- 2 1/2 tablespoons (half a 1 3/4-oz. package) Sure-Jell pectin labeled "For less or no sugar needed recipes"
- 1 1/4 cups sugar, divided
- 1 1/2 cups coarsely mashed strawberries (from 1 lb. fruit)
- 1 1/4 cups coarsely mashed raspberries (12 oz.)
- 1 1/4 cups unsweetened berry juice blend*
- 1 1/2 tablespoons lemon juice
- 1/4 teaspoon butter (prevents foaming)
- calories 23
- caloriesfromfat 3 %
- protein 0.1 g
- fat 0.1 g
- satfat 0.0 g
- carbohydrate 5.7 g
- fiber 0.5 g
- sodium 4.7 mg
- cholesterol 0.0 mg
How to Make It
Combine pectin and 1/4 cup sugar in a 5- to 6-qt. pot. Stir in berries, then berry and lemon juices and butter. Bring mixture to a brisk boil over high heat, stirring often.

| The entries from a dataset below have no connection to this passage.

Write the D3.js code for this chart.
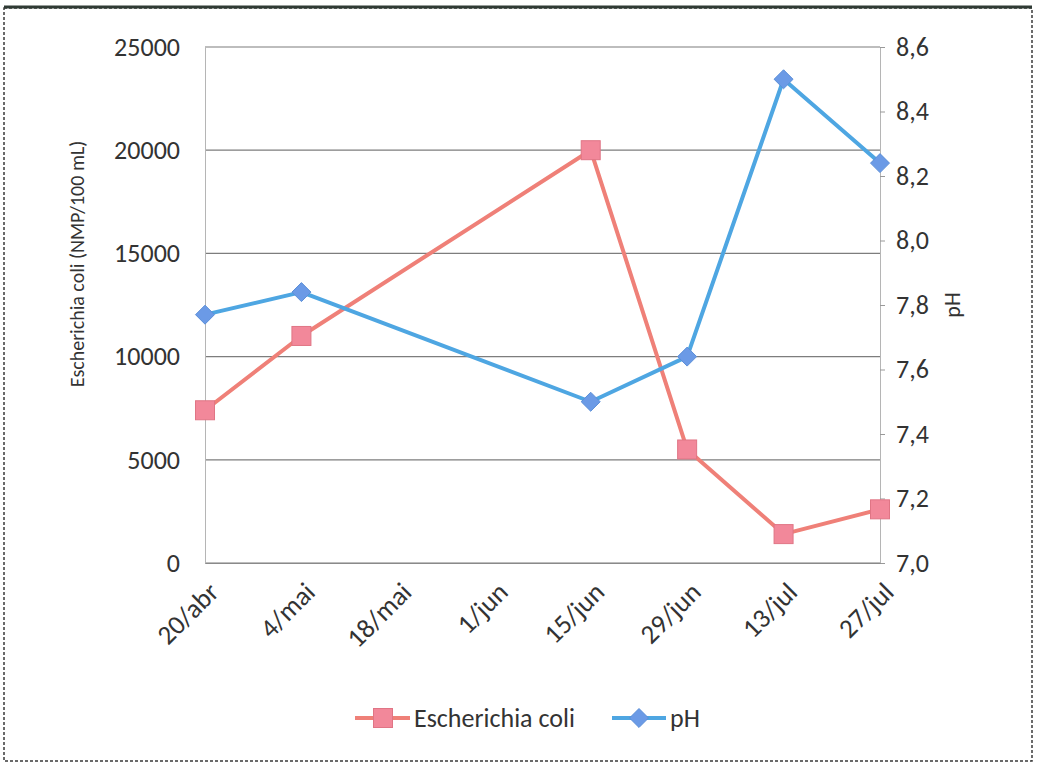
<!DOCTYPE html>
<html>
<head>
<meta charset="utf-8">
<script src="https://cdn.jsdelivr.net/npm/d3@7"></script>
<style>
  body { margin: 0; background: #fff; }
  text { font-family: Carlito, Lato, "Open Sans", sans-serif; fill: #333; }
</style>
</head>
<body>
<svg id="chart" width="1038" height="766"></svg>
<script>
// Sampling dates and measured values
const sampleDates = ["2010-04-20", "2010-05-04", "2010-06-15", "2010-06-29", "2010-07-13", "2010-07-27"];
const ecoliValues = [7400, 11000, 20000, 5500, 1400, 2600];
const phValues = [7.77, 7.84, 7.50, 7.64, 8.50, 8.24];

// Axis ticks
const xTickDates = ["2010-04-20", "2010-05-04", "2010-05-18", "2010-06-01", "2010-06-15", "2010-06-29", "2010-07-13", "2010-07-27"];
const xTickLabels = ["20/abr", "4/mai", "18/mai", "1/jun", "15/jun", "29/jun", "13/jul", "27/jul"];
const ecoliTicks = [0, 5000, 10000, 15000, 20000, 25000];
const phTicks = [7.0, 7.2, 7.4, 7.6, 7.8, 8.0, 8.2, 8.4, 8.6];

const seriesNames = ["Escherichia coli", "pH"];
const ecoliColor = "#ef8078", ecoliMarker = "#f2889a";
const phColor = "#4ea6e2", phMarker = "#6b9ae6";

const svg = d3.select("#chart");
const plot = { left: 205, right: 880, top: 47, bottom: 563 };

const parse = d3.timeParse("%Y-%m-%d");
const dates = sampleDates.map(parse);
const tickDates = xTickDates.map(parse);

const x = d3.scaleTime()
  .domain([tickDates[0], tickDates[tickDates.length - 1]])
  .range([plot.left, plot.right]);
const yL = d3.scaleLinear().domain([0, 25000]).range([plot.bottom, plot.top]);
const yR = d3.scaleLinear().domain([7.0, 8.6]).range([plot.bottom, plot.top]);

// Outer frame
svg.append("rect")
  .attr("x", 4).attr("y", 8).attr("width", 1028).attr("height", 753)
  .attr("fill", "none").attr("stroke", "#3a3a3a").attr("stroke-width", 1.5)
  .attr("stroke-dasharray", "3,2");
svg.append("line")
  .attr("x1", 4).attr("x2", 1032).attr("y1", 7).attr("y2", 7)
  .attr("stroke", "#2f3a34").attr("stroke-width", 3);

// Horizontal gridlines
svg.append("g")
  .selectAll("line")
  .data(ecoliTicks)
  .join("line")
  .attr("x1", plot.left).attr("x2", plot.right)
  .attr("y1", d => yL(d)).attr("y2", d => yL(d))
  .attr("stroke", "#7d7d7d").attr("stroke-width", 1.2);

// Left axis
const leftAxis = svg.append("g")
  .attr("transform", `translate(${plot.left},0)`)
  .call(d3.axisLeft(yL).tickValues(ecoliTicks).tickSize(0).tickPadding(25).tickFormat(d3.format("d")));
leftAxis.select(".domain").attr("stroke", "#b5b5b5");
leftAxis.selectAll("text").style("font-size", "26px").attr("fill", "#333");

// Right axis
const rightAxis = svg.append("g")
  .attr("transform", `translate(${plot.right},0)`)
  .call(d3.axisRight(yR).tickValues(phTicks).tickSize(5).tickPadding(11)
    .tickFormat(d => d3.format(".1f")(d).replace(".", ",")));
rightAxis.select(".domain").attr("stroke", "#b5b5b5");
rightAxis.selectAll(".tick line").attr("stroke", "#999");
rightAxis.selectAll("text").style("font-size", "26px").attr("fill", "#333");

// Bottom axis with rotated date labels
const bottomAxis = svg.append("g")
  .attr("transform", `translate(0,${plot.bottom})`)
  .call(d3.axisBottom(x).tickValues(tickDates).tickSize(0)
    .tickFormat((d, i) => xTickLabels[i]));
bottomAxis.select(".domain").attr("stroke", "#8a8a8a");
bottomAxis.selectAll("text")
  .style("font-size", "27px").attr("fill", "#333")
  .attr("text-anchor", "end")
  .attr("dy", "0.35em")
  .attr("transform", "translate(6,22) rotate(-45)");

// Axis titles
svg.append("text")
  .attr("transform", "translate(84,264) rotate(-90)")
  .attr("text-anchor", "middle")
  .style("font-size", "20px")
  .text("Escherichia coli (NMP/100 mL)");
svg.append("text")
  .attr("transform", `translate(960,${(plot.top + plot.bottom) / 2}) rotate(-90)`)
  .attr("text-anchor", "middle")
  .style("font-size", "22px")
  .text("pH");

// Lines
const ecoliLine = d3.line().x((d, i) => x(dates[i])).y(d => yL(d));
const phLine = d3.line().x((d, i) => x(dates[i])).y(d => yR(d));

svg.append("path").datum(ecoliValues)
  .attr("d", ecoliLine).attr("fill", "none")
  .attr("stroke", ecoliColor).attr("stroke-width", 4).attr("stroke-linejoin", "round");
svg.append("path").datum(phValues)
  .attr("d", phLine).attr("fill", "none")
  .attr("stroke", phColor).attr("stroke-width", 4).attr("stroke-linejoin", "round");

// Markers
const sq = 19;
svg.append("g").selectAll("rect")
  .data(ecoliValues)
  .join("rect")
  .attr("x", (d, i) => x(dates[i]) - sq / 2)
  .attr("y", d => yL(d) - sq / 2)
  .attr("width", sq).attr("height", sq)
  .attr("fill", ecoliMarker).attr("stroke", "#e07585").attr("stroke-width", 1);

const diamond = d3.symbol().type(d3.symbolDiamond2).size(230);
svg.append("g").selectAll("path")
  .data(phValues)
  .join("path")
  .attr("d", diamond)
  .attr("transform", (d, i) => `translate(${x(dates[i])},${yR(d)})`)
  .attr("fill", phMarker).attr("stroke", "#5b8fd8").attr("stroke-width", 1);

// Legend
const legend = svg.append("g").attr("transform", "translate(0,718)");
const e = legend.append("g");
e.append("line").attr("x1", 355).attr("x2", 410).attr("y1", 0).attr("y2", 0)
  .attr("stroke", ecoliColor).attr("stroke-width", 4);
e.append("rect").attr("x", 383 - sq / 2).attr("y", -sq / 2).attr("width", sq).attr("height", sq)
  .attr("fill", ecoliMarker).attr("stroke", "#e07585");
e.append("text").attr("x", 414).attr("y", 0).attr("dy", "0.35em")
  .style("font-size", "26px").text(seriesNames[0]);

const p = legend.append("g");
p.append("line").attr("x1", 612).attr("x2", 666).attr("y1", 0).attr("y2", 0)
  .attr("stroke", phColor).attr("stroke-width", 4);
p.append("path").attr("d", diamond).attr("transform", "translate(639,0)")
  .attr("fill", phMarker).attr("stroke", "#5b8fd8");
p.append("text").attr("x", 670).attr("y", 0).attr("dy", "0.35em")
  .style("font-size", "26px").text(seriesNames[1]);
</script>
</body>
</html>
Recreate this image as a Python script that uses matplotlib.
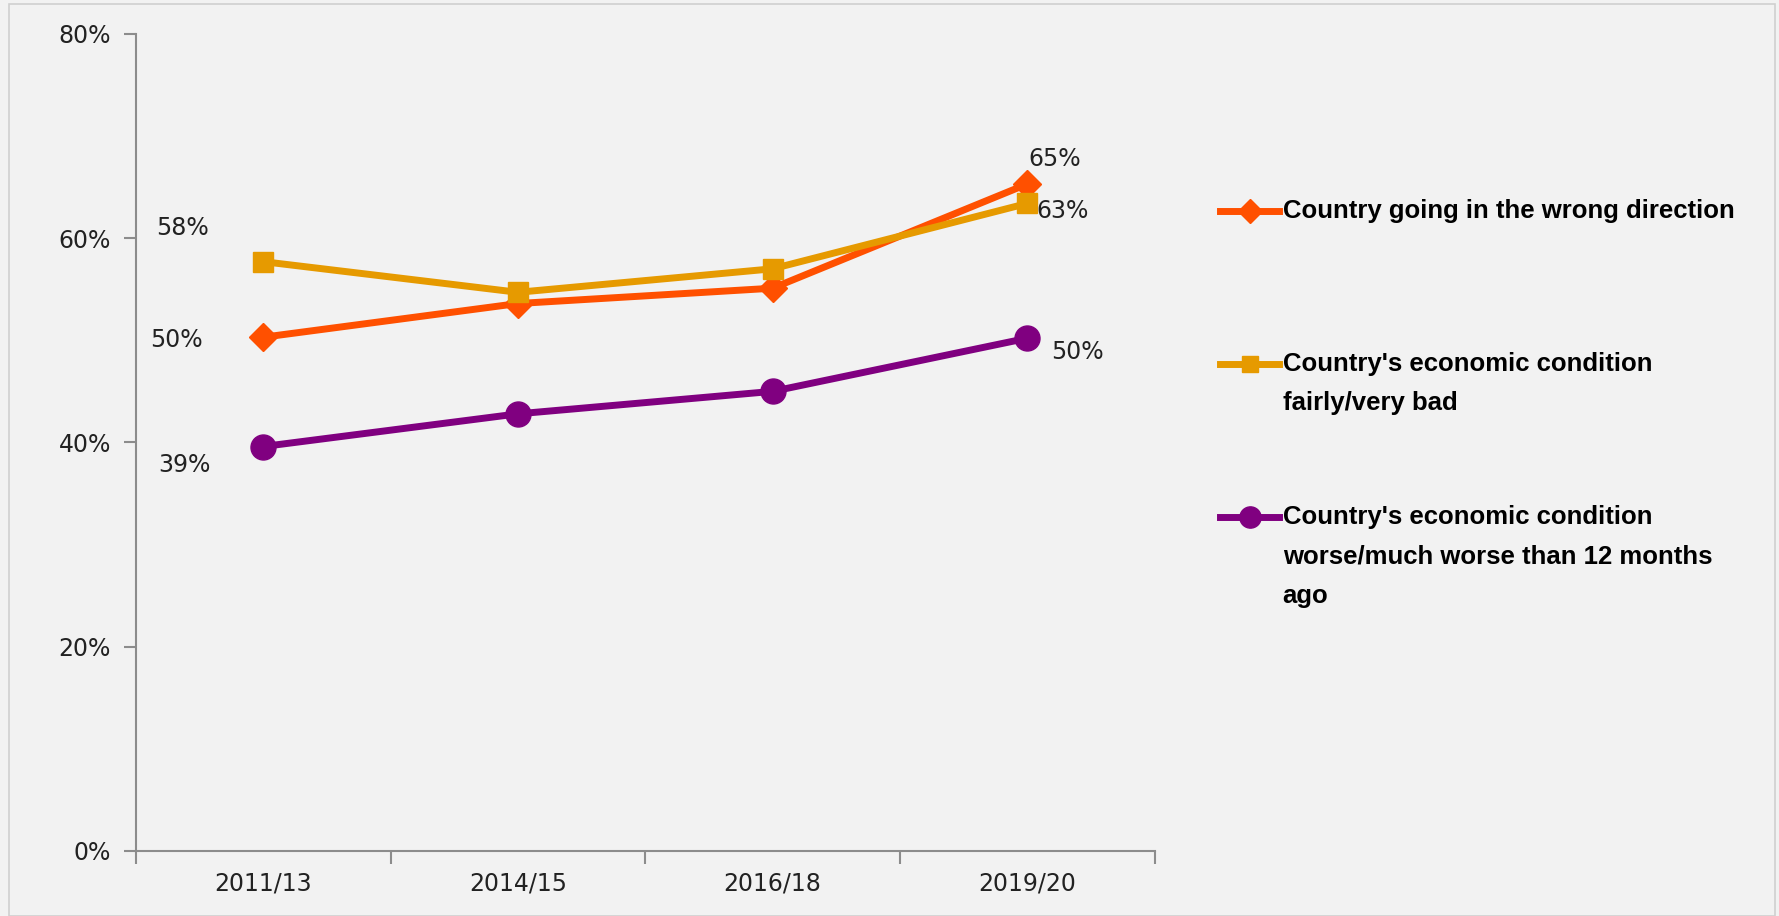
import numpy as np
import matplotlib.pyplot as plt
from matplotlib.lines import Line2D


# chart data
periods = ["2011/13", "2014/15", "2016/18", "2019/20"]
wrong_direction = [50.3, 53.6, 55.1, 65.3]
econ_bad = [57.7, 54.7, 57.0, 63.4]
econ_worse = [39.6, 42.8, 45.0, 50.2]

legend_labels = [
    "Country going in the wrong direction",
    "Country's economic condition\nfairly/very bad",
    "Country's economic condition\nworse/much worse than 12 months\nago",
]
first_labels = ["50%", "58%", "39%"]
last_labels = ["65%", "63%", "50%"]

colors = ["#FF5000", "#E69A00", "#800080"]
markers = ["D", "s", "o"]
msizes = [14, 14, 18]

# offsets (pixels) of the value labels from the points
first_off = [(-87, -3), (-81, 34), (-79, -18)]
last_off = [(27, 25), (35, -8), (50, -14)]

bg = "#f2f2f2"
fig = plt.figure(figsize=(17.79, 9.16), dpi=100, facecolor=bg)
ax = fig.add_axes([0.0764, 0.071, 0.5726, 0.892])
ax.set_facecolor(bg)

# frame around the slide
fig.add_artist(plt.Rectangle((0.005, 0.0), 0.993, 0.996, transform=fig.transFigure,
                             fill=False, edgecolor="#d0d0d0", linewidth=1.2))

x = np.arange(len(periods))
series = [wrong_direction, econ_bad, econ_worse]
for vals, c, m, ms, fl, ll, fo, lo in zip(series, colors, markers, msizes,
                                          first_labels, last_labels, first_off, last_off):
    ax.plot(x, vals, color=c, linewidth=5, marker=m, markersize=ms,
            markeredgecolor=c, zorder=3)
    ax.annotate(fl, (x[0], vals[0]), xytext=fo, textcoords="offset pixels",
                ha="center", va="center", fontsize=17, color="#222222")
    ax.annotate(ll, (x[-1], vals[-1]), xytext=lo, textcoords="offset pixels",
                ha="center", va="center", fontsize=17, color="#222222")

ax.set_xlim(-0.5, 3.5)
ax.set_ylim(0, 80)
ax.set_yticks([0, 20, 40, 60, 80])
ax.set_yticklabels(["0%", "20%", "40%", "60%", "80%"])
ax.set_xticks(x)
ax.set_xticklabels(periods)
ax.set_xticks(np.arange(-0.5, 4, 1), minor=True)

for s in ["top", "right"]:
    ax.spines[s].set_visible(False)
for s in ["left", "bottom"]:
    ax.spines[s].set_color("#8c8c8c")
    ax.spines[s].set_linewidth(1.5)

ax.tick_params(axis="y", length=9, width=1.5, color="#8c8c8c", labelsize=17,
               labelcolor="#222222", pad=9)
ax.tick_params(axis="x", which="major", length=0, labelsize=17,
               labelcolor="#222222", pad=15)
ax.tick_params(axis="x", which="minor", length=9, width=1.5, color="#8c8c8c")

# legend drawn by hand so the markers line up with the first text line
leg_y = [0.770, 0.603, 0.436]
for lab, c, m, ms, ly in zip(legend_labels, colors, markers, msizes, leg_y):
    fig.add_artist(Line2D([0.686, 0.719], [ly, ly], transform=fig.transFigure,
                          color=c, linewidth=5))
    fig.add_artist(Line2D([0.7025], [ly], transform=fig.transFigure, color=c,
                          marker=m, markersize=ms * 0.85, markeredgecolor=c))
    fig.text(0.721, ly + 0.0125, lab, ha="left", va="top", fontsize=18.5,
             fontweight="bold", family="Liberation Sans", color="black",
             linespacing=1.8)

fig.savefig("out.png", dpi=100, facecolor=bg)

Add remaining 1 cup sugar. Return jam to a brisk boil, stirring. Cook, stirring constantly, 1 minute. Remove from heat.
Ladle jam into heatproof jars and close with lids. Let cool to room temperature. Keeps, chilled, up to 1 month.
*We used Santa Cruz Organic Berry Nectar.
Note: Nutritional analysis is per tbsp.